Skip to content

TD3 -- Twin Delayed DDPG

Intuition

TD3 extends DDPG with three key techniques to address overestimation bias and training instability: (1) twin Q-networks where the minimum is used for targets, (2) delayed policy updates so the critic stabilizes before the actor adapts, and (3) target policy smoothing that adds clipped noise to target actions. The result is a robust deterministic policy gradient algorithm for continuous control.

Key Equations

Twin Q-network target (take the minimum to combat overestimation):

\[ y = r + \gamma (1 - d) \min_{i=1,2} Q_{\phi_i'}(s', \tilde{a}') \]

Target policy smoothing (regularize the target):

\[ \tilde{a}' = \pi_{\theta'}(s') + \text{clip}(\epsilon, -c, c), \quad \epsilon \sim \mathcal{N}(0, \sigma^2) \]

Critic loss:

\[ L(\phi_i) = \mathbb{E} \left[ (Q_{\phi_i}(s, a) - y)^2 \right] \]

Deterministic policy gradient (delayed, every \(d\) critic updates):

\[ \nabla_\theta J(\theta) = \mathbb{E}_s \left[ \nabla_a Q_{\phi_1}(s, a) \big|_{a=\pi_\theta(s)} \nabla_\theta \pi_\theta(s) \right] \]

Pseudocode

algorithm TD3:
    initialize actor pi_theta, twin critics Q_phi1, Q_phi2
    initialize target networks pi_theta', Q_phi1', Q_phi2'
    initialize replay buffer D

    for step = 1, 2, ... do
        if step < learning_starts:
            a ~ Uniform(action_space)
        else:
            a = pi_theta(s) + N(0, exploration_noise)
            clip a to action bounds

        store (s, a, r, s', done) in D

        if step >= learning_starts:
            sample minibatch from D

            # Target with smoothing
            a' = pi_theta'(s') + clip(N(0, target_noise), -noise_clip, noise_clip)
            clip a' to action bounds
            y = r + gamma * (1-done) * min(Q_phi1'(s',a'), Q_phi2'(s',a'))

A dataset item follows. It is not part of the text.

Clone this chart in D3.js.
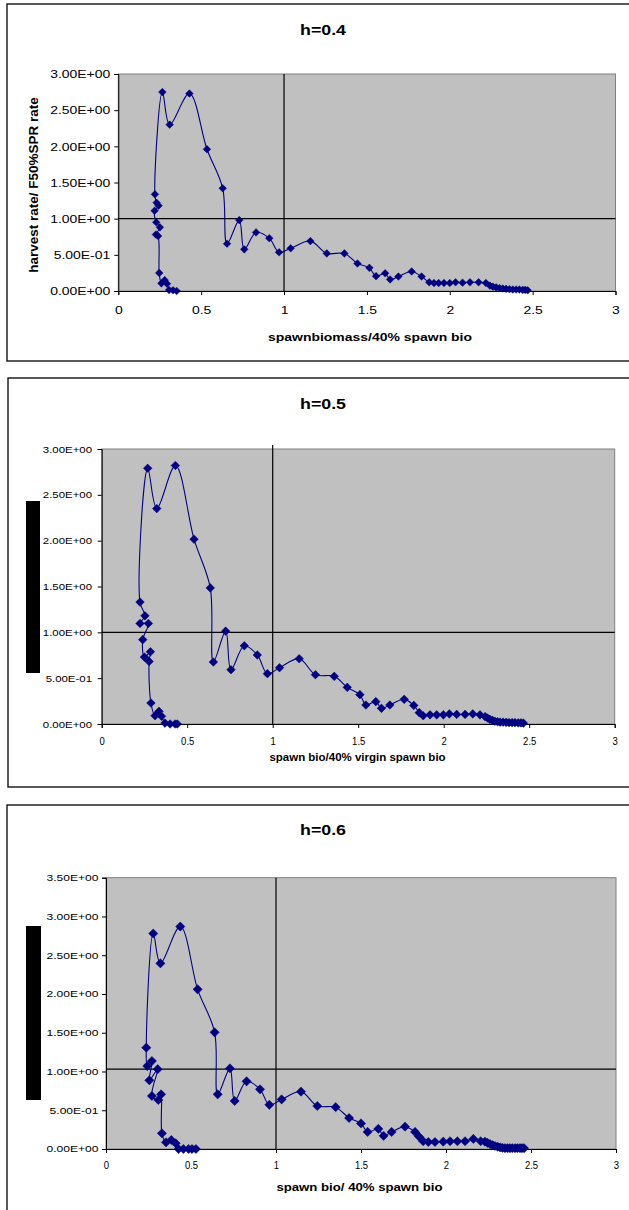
<!DOCTYPE html>
<html><head><meta charset="utf-8">
<script src="https://cdn.jsdelivr.net/npm/d3@7"></script>
<style>
body{margin:0;background:#fff}
svg{display:block}
text{font-family:"Liberation Sans",Arial,sans-serif;fill:#000}
</style>
</head><body>
<svg id="c" width="629" height="1210"></svg>
<script>
// ---------- data ----------
const xTicks = [0, 0.5, 1, 1.5, 2, 2.5, 3];
const xTickLabels = ["0", "0.5", "1", "1.5", "2", "2.5", "3"];
const yTicks3 = [0, 0.5, 1, 1.5, 2, 2.5, 3];
const yTicks35 = [0, 0.5, 1, 1.5, 2, 2.5, 3, 3.5];
const yTickLabels = ["0.00E+00", "5.00E-01", "1.00E+00", "1.50E+00", "2.00E+00", "2.50E+00", "3.00E+00", "3.50E+00"];
const titles = ["h=0.4", "h=0.5", "h=0.6"];
const xTitles = ["spawnbiomass/40% spawn bio", "spawn bio/40% virgin spawn bio", "spawn bio/ 40% spawn bio"];
const yTitle = "harvest rate/ F50%SPR rate";
const refX = [1, 1, 1];
const refY = [1, 1, 1.03];

const h04 = [[2.47,0.01],[2.455,0.015],[2.44,0.015],[2.42,0.02],[2.40,0.02],[2.38,0.02],[2.36,0.025],[2.34,0.03],[2.32,0.035],[2.30,0.04],[2.28,0.05],[2.26,0.06],[2.242,0.075],[2.218,0.11],[2.174,0.12],[2.122,0.12],[2.077,0.115],[2.035,0.12],[2.0,0.11],[1.965,0.11],[1.933,0.11],[1.905,0.11],[1.876,0.12],[1.83,0.2],[1.77,0.27],[1.69,0.2],[1.64,0.16],[1.61,0.245],[1.555,0.205],[1.515,0.32],[1.443,0.38],[1.364,0.52],[1.258,0.52],[1.159,0.69],[1.04,0.59],[0.97,0.535],[0.911,0.73],[0.831,0.81],[0.76,0.576],[0.73,0.98],[0.656,0.654],[0.63,1.42],[0.535,1.96],[0.429,2.73],[0.31,2.3],[0.266,2.75],[0.221,1.336],[0.231,1.22],[0.243,1.18],[0.219,1.11],[0.229,0.95],[0.251,0.88],[0.227,0.78],[0.24,0.76],[0.247,0.25],[0.26,0.106],[0.28,0.15],[0.294,0.1],[0.306,0.014],[0.33,0.01],[0.352,0.0]];

const h05 = [[2.466,0.01],[2.452,0.012],[2.436,0.012],[2.417,0.015],[2.40,0.015],[2.382,0.015],[2.365,0.018],[2.347,0.02],[2.33,0.02],[2.315,0.025],[2.3,0.03],[2.285,0.04],[2.27,0.05],[2.256,0.065],[2.242,0.08],[2.212,0.1],[2.17,0.11],[2.125,0.105],[2.076,0.105],[2.033,0.11],[1.998,0.1],[1.959,0.1],[1.92,0.1],[1.88,0.09],[1.857,0.124],[1.825,0.203],[1.769,0.269],[1.685,0.207],[1.636,0.171],[1.603,0.244],[1.545,0.207],[1.51,0.32],[1.436,0.4],[1.36,0.52],[1.25,0.538],[1.155,0.712],[1.04,0.614],[0.969,0.549],[0.91,0.753],[0.834,0.853],[0.756,0.592],[0.725,1.013],[0.653,0.676],[0.635,1.485],[0.54,2.016],[0.431,2.82],[0.322,2.35],[0.269,2.79],[0.224,1.33],[0.253,1.18],[0.224,1.097],[0.273,1.097],[0.24,0.92],[0.25,0.73],[0.285,0.788],[0.277,0.683],[0.288,0.229],[0.312,0.09],[0.335,0.138],[0.35,0.084],[0.37,0.01],[0.4,0.0],[0.429,0.0],[0.442,0.0]];

const h06 = [[2.459,0.01],[2.447,0.01],[2.435,0.01],[2.42,0.01],[2.406,0.01],[2.39,0.01],[2.376,0.01],[2.362,0.01],[2.347,0.01],[2.332,0.015],[2.318,0.021],[2.303,0.03],[2.288,0.039],[2.274,0.05],[2.259,0.064],[2.244,0.08],[2.229,0.094],[2.204,0.1],[2.161,0.13],[2.112,0.1],[2.067,0.1],[2.024,0.1],[1.984,0.095],[1.935,0.09],[1.896,0.09],[1.866,0.1],[1.841,0.16],[1.818,0.22],[1.759,0.288],[1.68,0.22],[1.633,0.17],[1.602,0.26],[1.539,0.22],[1.5,0.33],[1.43,0.4],[1.351,0.54],[1.243,0.555],[1.147,0.74],[1.033,0.64],[0.961,0.57],[0.906,0.77],[0.827,0.873],[0.757,0.62],[0.729,1.04],[0.657,0.705],[0.639,1.505],[0.539,2.06],[0.437,2.87],[0.32,2.395],[0.278,2.78],[0.237,1.307],[0.243,1.07],[0.27,1.135],[0.255,0.886],[0.304,1.03],[0.27,0.684],[0.308,0.632],[0.324,0.705],[0.329,0.202],[0.353,0.086],[0.384,0.116],[0.41,0.073],[0.427,0.0],[0.455,0.0],[0.486,0.0],[0.506,0.0],[0.529,0.0]];

// ---------- layout ----------
const svg = d3.select("#c");
svg.append("rect").attr("width",629).attr("height",1210).attr("fill","#fff");

const panels = [
  { data:h04, yTicks:yTicks3, yMax:3, box:[7,4,700,357],
    plot:{l:118.3,r:615.5,t:74,b:291}, vTop:74,
    title:{x:323,y:35,fs:14,sx:1.27},
    xt:{x:370,y:341,fs:11,sx:1.27},
    ytick:{fs:11,sx:1.27,off:8}, xtick:{fs:11,sx:1.27,base:314},
    yt:{x:37.5,y:185,fs:13.5}, rect:null, r:3.8 },
  { data:h05, yTicks:yTicks3, yMax:3, box:[8,378,700,409],
    plot:{l:101.7,r:614.7,t:449,b:724}, vTop:445,
    title:{x:323,y:409,fs:14,sx:1.27},
    xt:{x:357.5,y:761,fs:10,sx:1.15},
    ytick:{fs:8.8,sx:1.3,off:9.7}, xtick:{fs:10,sx:0.95,base:745},
    yt:null, rect:[26,501,14,172], r:4.3 },
  { data:h06, yTicks:yTicks35, yMax:3.5, box:[7,805,700,420],
    plot:{l:106,r:616,t:877.7,b:1149}, vTop:877.7,
    title:{x:323,y:835,fs:14,sx:1.27},
    xt:{x:359.5,y:1190.5,fs:11,sx:1.2},
    ytick:{fs:8.5,sx:1.42,off:7.5}, xtick:{fs:10,sx:0.95,base:1169},
    yt:null, rect:[26,926,15,174], r:4.6 }
];

function stretchedText(g, str, x, y, fs, sx, bold){
  return g.append("text")
    .attr("transform",`translate(${x},${y}) scale(${sx},1)`)
    .attr("text-anchor","middle")
    .attr("font-size",fs)
    .attr("font-weight",bold?"bold":"normal")
    .text(str);
}

panels.forEach((p,i)=>{
  const g = svg.append("g");
  g.append("rect").attr("x",p.box[0]).attr("y",p.box[1]).attr("width",p.box[2]).attr("height",p.box[3])
    .attr("fill","none").attr("stroke","#000").attr("stroke-width",1.3);

  const x = d3.scaleLinear().domain([0,3]).range([p.plot.l,p.plot.r]);
  const y = d3.scaleLinear().domain([0,p.yMax]).range([p.plot.b,p.plot.t]);

  g.append("rect").attr("x",p.plot.l).attr("y",p.plot.t)
    .attr("width",p.plot.r-p.plot.l).attr("height",p.plot.b-p.plot.t)
    .attr("fill","#c0c0c0").attr("stroke","#808080").attr("stroke-width",1);

  g.append("line").attr("x1",x(refX[i])).attr("x2",x(refX[i])).attr("y1",p.vTop).attr("y2",p.plot.b)
    .attr("stroke","#000").attr("stroke-width",1.2);
  g.append("line").attr("x1",p.plot.l).attr("x2",p.plot.r).attr("y1",y(refY[i])).attr("y2",y(refY[i]))
    .attr("stroke","#000").attr("stroke-width",1.2);

  const ya = g.append("g").attr("transform",`translate(${p.plot.l},0)`)
    .call(d3.axisLeft(y).tickValues(p.yTicks).tickSize(4).tickFormat((d,k)=>yTickLabels[k]));
  ya.select(".domain").attr("stroke","#000");
  ya.selectAll(".tick line").attr("stroke","#000");
  ya.selectAll(".tick text")
    .attr("x",null).attr("dy","0.34em")
    .attr("font-size",p.ytick.fs).attr("font-family","Liberation Sans, Arial, sans-serif")
    .attr("transform",`translate(${-p.ytick.off},0) scale(${p.ytick.sx},1)`);

  const xa = g.append("g").attr("transform",`translate(0,${p.plot.b})`)
    .call(d3.axisBottom(x).tickValues(xTicks).tickSize(4).tickFormat((d,k)=>xTickLabels[k]));
  xa.select(".domain").attr("stroke","#000");
  xa.selectAll(".tick line").attr("stroke","#000");
  xa.selectAll(".tick text")
    .attr("y",0).attr("dy",0)
    .attr("font-size",p.xtick.fs).attr("font-family","Liberation Sans, Arial, sans-serif")
    .attr("transform",`translate(0,${p.xtick.base-p.plot.b}) scale(${p.xtick.sx},1)`);

  const line = d3.line().x(d=>x(d[0])).y(d=>y(d[1])).curve(d3.curveCatmullRom.alpha(0.5));
  g.append("path").datum(p.data).attr("d",line)
    .attr("fill","none").attr("stroke","#000080").attr("stroke-width",1.1);

  const r = p.r;
  g.selectAll("path.mk").data(p.data).enter().append("path").attr("class","mk")
    .attr("d",`M0,${-r}L${r},0L0,${r}L${-r},0Z`)
    .attr("transform",d=>`translate(${x(d[0])},${y(d[1])})`)
    .attr("fill","#000080").attr("stroke","#000080").attr("stroke-width",0.5);

  stretchedText(g, titles[i], p.title.x, p.title.y, p.title.fs, p.title.sx, true);
  stretchedText(g, xTitles[i], p.xt.x, p.xt.y, p.xt.fs, p.xt.sx, true);
  if (p.yt){
    g.append("text").attr("transform",`translate(${p.yt.x},${p.yt.y}) rotate(-90)`)
      .attr("text-anchor","middle").attr("font-size",p.yt.fs).attr("font-weight","bold")
      .text(yTitle);
  }
  if (p.rect){
    g.append("rect").attr("x",p.rect[0]).attr("y",p.rect[1]).attr("width",p.rect[2]).attr("height",p.rect[3])
      .attr("fill","#000");
  }
});
</script>
</body></html>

            # Critic update
            update phi1, phi2 to minimize (Q_phi_i(s,a) - y)^2

            # Delayed actor update
            if step % policy_delay == 0:
                update theta to maximize Q_phi1(s, pi_theta(s))
                soft update: theta' <- tau*theta + (1-tau)*theta'
                soft update: phi_i' <- tau*phi_i + (1-tau)*phi_i'

Quick Start

from rlox import Trainer

trainer = Trainer("td3", env="Pendulum-v1", seed=42)
metrics = trainer.train(total_timesteps=50_000)

For MuJoCo locomotion:

trainer = Trainer("td3", env="HalfCheetah-v4", seed=42, config={
    "learning_rate": 3e-4,
    "buffer_size": 1_000_000,
    "learning_starts": 10_000,
    "batch_size": 256,
    "policy_delay": 2,
    "target_noise": 0.2,
    "noise_clip": 0.5,
    "exploration_noise": 0.1,
})
metrics = trainer.train(total_timesteps=1_000_000)

Hyperparameters

All defaults from TD3Config:

Parameter Default Description
learning_rate 3e-4 Adam learning rate for actor and critic
buffer_size 1_000_000 Replay buffer capacity
batch_size 256 Minibatch size
tau 0.005 Polyak averaging coefficient
gamma 0.99 Discount factor
learning_starts 1000 Random exploration steps before training
policy_delay 2 Actor update frequency relative to critic
target_noise 0.2 Noise std added to target actions
noise_clip 0.5 Clipping range for target noise
exploration_noise 0.1 Std of Gaussian exploration noise
hidden 256 Hidden layer width
n_envs 1 Number of parallel environments

When to Use

  • Use TD3 when: you have continuous actions, want deterministic policies, and need sample-efficient off-policy training.
  • Do not use TD3 when: you want stochastic exploration (use SAC), your actions are discrete (use DQN), or you prefer on-policy simplicity (use PPO).

References

  • Fujimoto, S., van Hoof, H., & Meger, D. (2018). Addressing Function Approximation Error in Actor-Critic Methods. ICML 2018.
  • Lillicrap, T. P., Hunt, J. J., Pritzel, A., et al. (2015). Continuous control with deep reinforcement learning. arXiv:1509.02971 (DDPG).